Respondents' contention that the petition is untimely is without merit. Section 217 of the CPLR states that "a proceeding against a body or officer must be commenced within four months after the determination to be reviewed becomes final and binding . . ." Paragraph 22 of the Williams consent judgment specifies the Housing Authority's determination to terminate a participant's Section 8 subsidy becomes final and binding upon the participant's receipt of the T-3 letter (emphasis added). Petitioner, having not received the T-3 Notice of Default, was not given "prompt written notice of a decision . . . to deny or terminate assistance on behalf of the participant", 24 C.F.R. § 8220216(b)(3), and as such, the Statute of Limitations did not begin to run against her. See also Wadsworth Ave. Tenants Ass'n v. N.Y.C. Dep't of Housing Development Preservation and Development, 227 AD2d 331 (1st Dept. 1996); Biondo v. New York State Board of Parole, 60 NY2d 832, 834 (1983) (It is well settled that in Article 78 proceedings the Statute of Limitations does not begin to run until the party challenging the determination actually receives the decision). Consequently, the Court find that petitioner timely challenged NYCHA's erroneous determination inasmuch as "fundamental fairness would seem to compel the conclusion that a petitioner should not be held to have been dilatory in challenging a determination of which [she] was not aware. In the Matter of Bianca v. Frank, 43N.Y.2d (1977).

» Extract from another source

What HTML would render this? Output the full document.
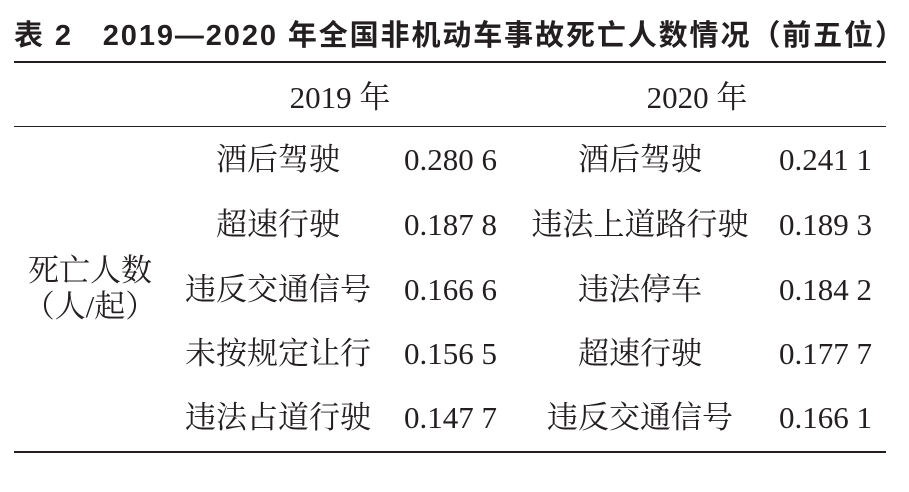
<!DOCTYPE html>
<html><head><meta charset="utf-8"><style>
body{margin:0;width:909px;height:492px;background:#fff;position:relative;overflow:hidden;color:#231f20}
.t{position:absolute;white-space:nowrap;font-family:"Liberation Serif","Noto Serif CJK SC",serif;font-size:31px;line-height:1}
.c{transform:translateX(-50%)}
.r{position:absolute;left:14px;width:872px;background:#231f20}
.h{position:absolute;left:14px;top:22px;font-family:"Liberation Sans","Noto Sans CJK SC",sans-serif;font-weight:bold;font-size:29px;letter-spacing:1.9px;line-height:1;white-space:nowrap}
</style></head><body>
<div class="h">表 2&nbsp;&nbsp; 2019—2020 年全国非机动车事故死亡人数情况（前五位）</div>
<div class="r" style="top:61px;height:2px"></div>
<div class="r" style="top:126px;height:1px"></div>
<div class="r" style="top:451px;height:2px"></div>
<div class="t c" style="left:340px;top:82px">2019 年</div>
<div class="t c" style="left:697px;top:82px">2020 年</div>
<div class="t c" style="left:90px;top:255px">死亡人数</div>
<div class="t c" style="left:90px;top:291px">（人/起）</div>

<div class="t c" style="left:278px;top:144px">酒后驾驶</div>
<div class="t c" style="left:278px;top:209px">超速行驶</div>
<div class="t c" style="left:278px;top:274px">违反交通信号</div>
<div class="t c" style="left:278px;top:338px">未按规定让行</div>
<div class="t c" style="left:278px;top:402px">违法占道行驶</div>

<div class="t" style="left:404px;top:144px">0.280 6</div>
<div class="t" style="left:404px;top:209px">0.187 8</div>
<div class="t" style="left:404px;top:274px">0.166 6</div>
<div class="t" style="left:404px;top:338px">0.156 5</div>
<div class="t" style="left:404px;top:402px">0.147 7</div>

<div class="t c" style="left:640px;top:144px">酒后驾驶</div>
<div class="t c" style="left:640px;top:209px">违法上道路行驶</div>
<div class="t c" style="left:640px;top:274px">违法停车</div>
<div class="t c" style="left:640px;top:338px">超速行驶</div>
<div class="t c" style="left:640px;top:402px">违反交通信号</div>

<div class="t" style="left:779px;top:144px">0.241 1</div>
<div class="t" style="left:779px;top:209px">0.189 3</div>
<div class="t" style="left:779px;top:274px">0.184 2</div>
<div class="t" style="left:779px;top:338px">0.177 7</div>
<div class="t" style="left:779px;top:402px">0.166 1</div>
</body></html>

Finally, the present action is the latest in a line of cases in which the New York City Housing Authority has failed to comply with its own internal procedures, and those outlined in the Williams consent decree. As Justice Wetzel of this Court noted, "This Court implores the respondent Housing Authority to stop banging its head against the procedural wall of the Williams Consent Decree and to set in place administrative procedures which scrupulously conform to the Decree's requirements. Quesada v. Hernandez, 5 Misc 3d 1028(A) (Su Ct NY Co 2004). Accordingly, it is
ADJUDGED that the New York City Housing Authority's decision to terminate petitioner's Section 8 subsidy is reversed; and it is further
ORDERED that the New York City Housing Authority reinstate petitioner's subsidy retroactive to the effective date of the termination of the subsidy on November 30, 2004; and it is further
ORDERED that the New York City Housing Authority pay any rent subsidy amount that has not been issued because of the unlawful termination; and it is further
ORDERED that respondents' motion to dismiss the petition is denied.
This constitutes the Decision and Judgment of the Court.